───── Dataset records

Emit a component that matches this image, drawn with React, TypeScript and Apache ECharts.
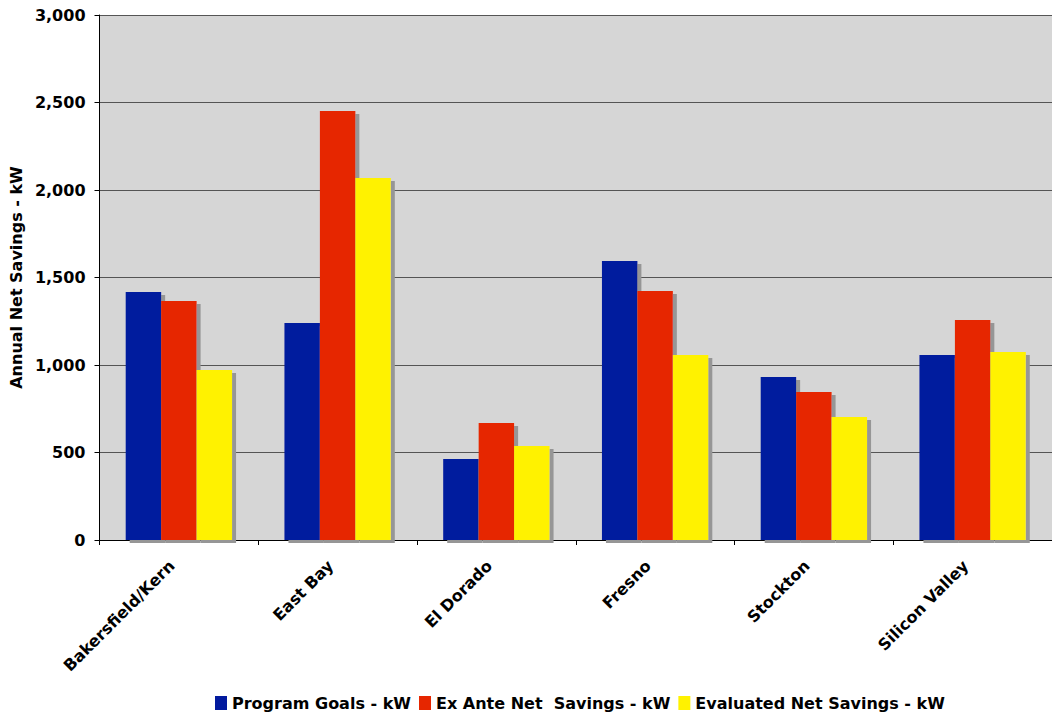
import React, { useEffect, useRef } from "react";
import * as echarts from "echarts";

// Regions and savings per program (kW)
const regions = ["Bakersfield/Kern", "East Bay", "El Dorado", "Fresno", "Stockton", "Silicon Valley"];
const programGoals = [1417, 1240, 463, 1594, 931, 1057];
const exAnteNetSavings = [1366, 2451, 669, 1423, 846, 1257];
const evaluatedNetSavings = [971, 2069, 537, 1057, 703, 1074];

const seriesNames = ["Program Goals - kW", "Ex Ante Net  Savings - kW", "Evaluated Net Savings - kW"];
const seriesColors = ["#021A9E", "#E62600", "#FFF200"];

const FONT = "'DejaVu Sans', Verdana, sans-serif";

export default function App() {
  const ref = useRef<HTMLDivElement>(null);

  useEffect(() => {
    if (!ref.current) return;
    const chart = echarts.init(ref.current, null, { renderer: "svg" });
    const values = [programGoals, exAnteNetSavings, evaluatedNetSavings];
    chart.setOption({
      animation: false,
      backgroundColor: "#ffffff",
      textStyle: { fontFamily: FONT },
      grid: { left: 97, right: 0, top: 15, bottom: 179, backgroundColor: "#D6D6D6", show: true, borderWidth: 0 },
      legend: {
        bottom: 3,
        left: 210,
        itemWidth: 12,
        itemHeight: 14,
        itemGap: 8,
        icon: "rect",
        textStyle: { fontFamily: FONT, fontWeight: "bold", fontSize: 16, color: "#000" },
        data: seriesNames,
      },
      xAxis: {
        type: "category",
        data: regions,
        axisLine: { lineStyle: { color: "#000", width: 1 } },
        axisTick: { show: true, length: 5, lineStyle: { color: "#000" } },
        axisLabel: {
          rotate: 45,
          interval: 0,
          margin: 16,
          fontFamily: FONT,
          fontWeight: "bold",
          fontSize: 16,
          color: "#000",
          padding: [0, 10, 0, 0],
        },
      },
      yAxis: {
        type: "value",
        min: 0,
        max: 3000,
        interval: 500,
        name: "Annual Net Savings - kW",
        nameLocation: "middle",
        nameRotate: 90,
        nameGap: 70,
        nameTextStyle: { fontFamily: FONT, fontWeight: "bold", fontSize: 16, color: "#000" },
        axisLine: { show: true, lineStyle: { color: "#000", width: 1 } },
        axisTick: { show: true, length: 5, lineStyle: { color: "#000" } },
        axisLabel: {
          margin: 14,
          fontFamily: FONT,
          fontWeight: "bold",
          fontSize: 16,
          color: "#000",
          formatter: (v: number) => v.toLocaleString("en-US"),
        },
        splitLine: { show: true, lineStyle: { color: "#555", width: 1.2 } },
      },
      series: seriesNames.map((name, i) => ({
        name,
        type: "bar",
        data: values[i],
        barGap: "0%",
        barCategoryGap: "33%",
        itemStyle: {
          color: seriesColors[i],
          shadowColor: "#969696",
          shadowBlur: 0,
          shadowOffsetX: 4,
          shadowOffsetY: 3,
        },
      })),
    });
    return () => chart.dispose();
  }, []);

  return <div ref={ref} style={{ position: "fixed", left: 0, top: 0, width: 1052, height: 719 }} />;
}
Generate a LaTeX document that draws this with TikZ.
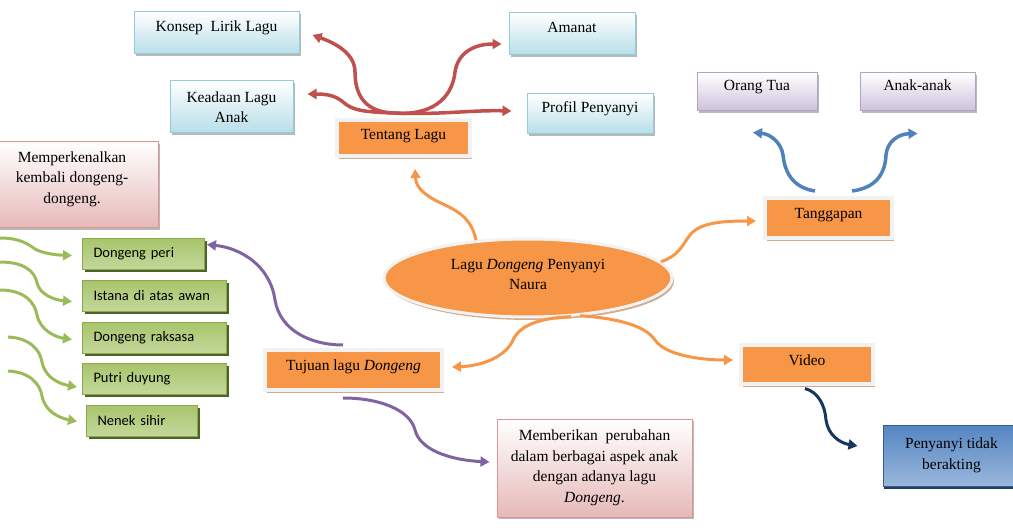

──────────

## [Exercise task]
Look at the listing and set down only the lines from its start through the line with "import * as", word for word and without pictures.

## [Exercise response]
Emit a component that matches this image, drawn with React, TypeScript and Apache ECharts.
import React, { useEffect, useRef } from "react";
import * as echarts from "echarts";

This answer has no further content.